Sublimés par la caméra, Benoît Magimel et Juliette Binoche brillent dans la nouvelle réalisation de Tran Anh Hung, « La Passion de Dodin Bouffant », pourtant fraîchement reçue par le public, malgré ses atouts indéniables.
Tran Anh Hung, familier de la thématique culinaire depuis son premier succès, « L’Odeur de la papaye verte », qui lui a valu la Caméra d’or et le Prix de la jeunesse à Un certain regard en 1993, explore cette fois-ci la cuisine française du XIXe siècle. Avec « La passion de Dodin Bouffant », il s’inspire de l’œuvre de Marcel Rouff, « La Vie et la passion de Dodin-Bouffant » (Editions du Serpent à plumes), et met en lumière le duo complice formé par Benoît Magimel, qui incarne le personnage principal, et Juliette Binoche, qui joue sa cuisinière dévouée.
Douceurs de la caméra
Vers la fin du XIXe siècle, Eugénie, incarnée par Juliette Binoche, est une cuisinière hors pair au service de Dodin, rôle tenu par Benoît Magimel, un bourgeois reclus dédiant sa vie à la gastronomie dans sa demeure d’Anjou. Leur passion mutuelle pour la bonne chère les rapproche, et les conduit à des plaisirs plus intimes. Ils concoctent ensemble des mets exquis que le gastronome partage avec un cercle choisi de gourmets. Libre et indépendante, Eugénie repousse l’idée du mariage. Pour la persuader, Dodin envisage alors de quitter son rôle de gourmet pour se mettre aux fourneaux et cuisiner pour elle.

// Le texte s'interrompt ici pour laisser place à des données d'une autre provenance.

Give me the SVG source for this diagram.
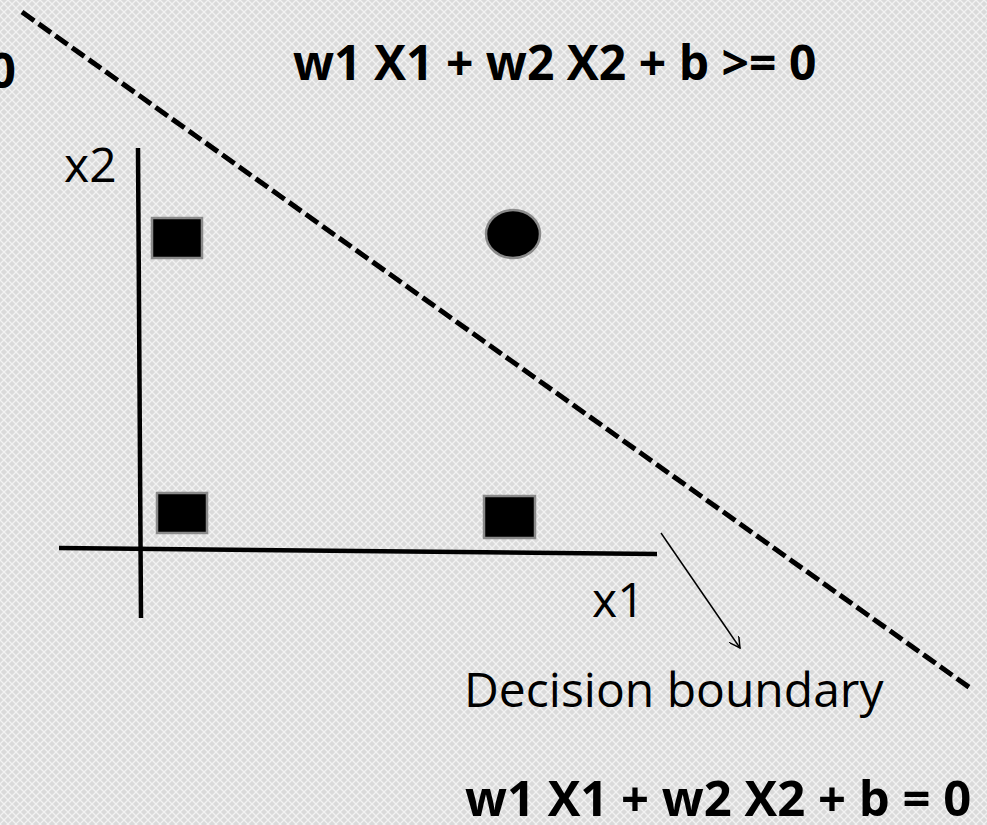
<svg xmlns="http://www.w3.org/2000/svg" width="987" height="825" viewBox="0 0 987 825">
<defs>
<pattern id="hatch" width="8" height="8" patternUnits="userSpaceOnUse">
<rect width="8" height="8" fill="#dadada"/>
<path d="M0,0 L8,8 M8,0 L0,8" stroke="#f2f2f2" stroke-width="1.3"/>
</pattern>
<marker id="open" viewBox="0 0 12 12" refX="11" refY="6" markerWidth="12" markerHeight="12" markerUnits="userSpaceOnUse" orient="auto">
<path d="M0,0 L11,6 L0,12" fill="none" stroke="#000" stroke-width="1.5"/>
</marker>
<style>
.eq{font-family:"Open Sans","Noto Sans",sans-serif;font-weight:bold;font-size:48px;fill:#000}
.lbl{font-family:"Open Sans","Noto Sans",sans-serif;font-size:48px;fill:#000}
.pt{fill:#000;stroke:#8a8a8a;stroke-width:2.5}
.axis{stroke:#000;stroke-width:4.5;fill:none}
</style>
</defs>
<rect width="987" height="825" fill="url(#hatch)"/>
<g id="connectors">
<line id="boundary" x1="22" y1="12" x2="973" y2="690" stroke="#000" stroke-width="5" stroke-dasharray="15 5.5"/>
<line id="x2-axis" class="axis" x1="138" y1="148" x2="141" y2="618"/>
<line id="x1-axis" class="axis" x1="59" y1="548" x2="657" y2="554"/>
<line id="pointer" x1="661" y1="533" x2="740" y2="648" stroke="#000" stroke-width="1.5" marker-end="url(#open)"/>
</g>
<g id="p1"><rect class="pt" x="152" y="218" width="50" height="40"/></g>
<g id="p2"><rect class="pt" x="157" y="493" width="50" height="40"/></g>
<g id="p3"><rect class="pt" x="484" y="496" width="51" height="42"/></g>
<g id="p4"><ellipse class="pt" cx="513" cy="234" rx="27" ry="24"/></g>
<g id="labels">
<text class="eq" x="16" y="88" text-anchor="end">0</text>
<text class="eq" x="293" y="80">w1 X1 + w2 X2 + b &gt;= 0</text>
<text class="eq" x="465" y="816" style="font-size:49px">w1 X1 + w2 X2 + b = 0</text>
<text class="lbl" x="64" y="182">x2</text>
<text class="lbl" x="592" y="617">x1</text>
<text class="lbl" x="464" y="707">Decision boundary</text>
</g>
</svg>
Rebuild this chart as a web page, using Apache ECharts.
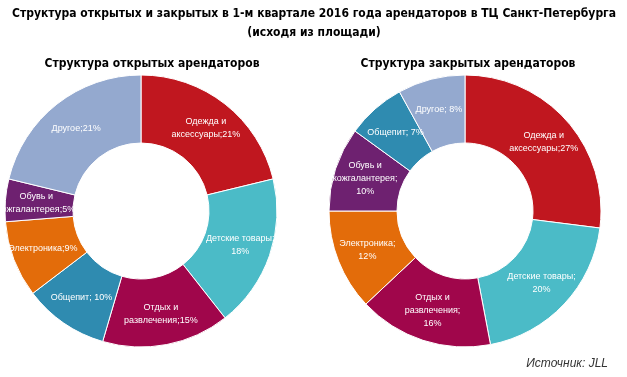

Le film de Tran Anh Hung s’ouvre sur une scène de préparation culinaire sublime. Eugénie (Juliette Binoche) prépare un repas raffiné pour le cercle restreint d’amis que Dodin, son maître et bientôt son amant, reçoit régulièrement. Grâce à une chorégraphie de mouvements de caméra mesurés et veloutés autour de la table, au plus près des plats et des casseroles sur le feu, Tran Anh Hung traduit la sensualité d’une cuisine en pleine effervescence. Un pur délice.
Une Co-création
Tran Anh Hung illustre la chronique gastronomique du maître de cette demeure enchanteuse, dédiée au culte du bien-manger, des légumes luxuriants et des fruits de la passion. On y parle peu, mais avec une langue choisie, légèrement précieuse, reflet d’un conservatisme suranné dont le palais de Dodin semble être l’ultime bastion. Bien que consacrée à une révolution gastronomique en cours, cette retraite est également l’écrin d’un amour authentique entre le propriétaire et sa cuisinière. L’enjeu principal du film est la célébration de cette union à travers leurs créations communes. Tran Anh Hung traite ce sujet avec pudeur, mais suffisamment d’explicité lorsqu’il explore d’autres plaisirs charnels.
Violette la servante, incarnée par Galatea Bellugi, et sa jeune assistante Pauline, jouée par Bonnie Chageau-Ravoire, enrichissent ce tableau vivant évoquant une époque révolue et des passions exaltantes. Tran Anh Hung orchestre un véritable festival de couleurs à travers les mets préparés, servis et savourés, au sein d’une ambiance décontractée où le futile devient primordial. Néanmoins, la majorité des festivaliers sont restés à l’extérieur de ce temple des délices, qui sont pourtant offerts comme un festin.
La fiche technique
- Genre : Drame historique / Romance
- Réalisateur : Tran Anh Hung Acteurs : Juliette Binoche, Benoît Magimel, Emmanuel Salinger, Patrick d’Assumçao, Galatea Bellugi, Bonnie Chageau-Ravoire, Jan Hmmenecker, Frédéric Fisbach
- Pays : France
- Durée : 2h14
- Sortie : 8 novembre 2023
- Distributeur : Gaumond Distribution
Synopsis :
Eugénie, virtuose de la cuisine, a dédié 20 ans de sa vie à servir le gastronome renommé Dodin. Au fil du temps passé ensemble en cuisine, une passion amoureuse a germé entre eux, où l’amour est intimement lié à la pratique de la gastronomie. De cette union naissent des plats toujours plus savoureux et délicats qui émerveillent les grands gourmets du monde. Cependant, Eugénie, aspirant à la liberté, n’a jamais souhaité épouser Dodin. Celui-ci décide alors d’accomplir une chose qu’il n’a jamais faite auparavant : cuisiner pour elle.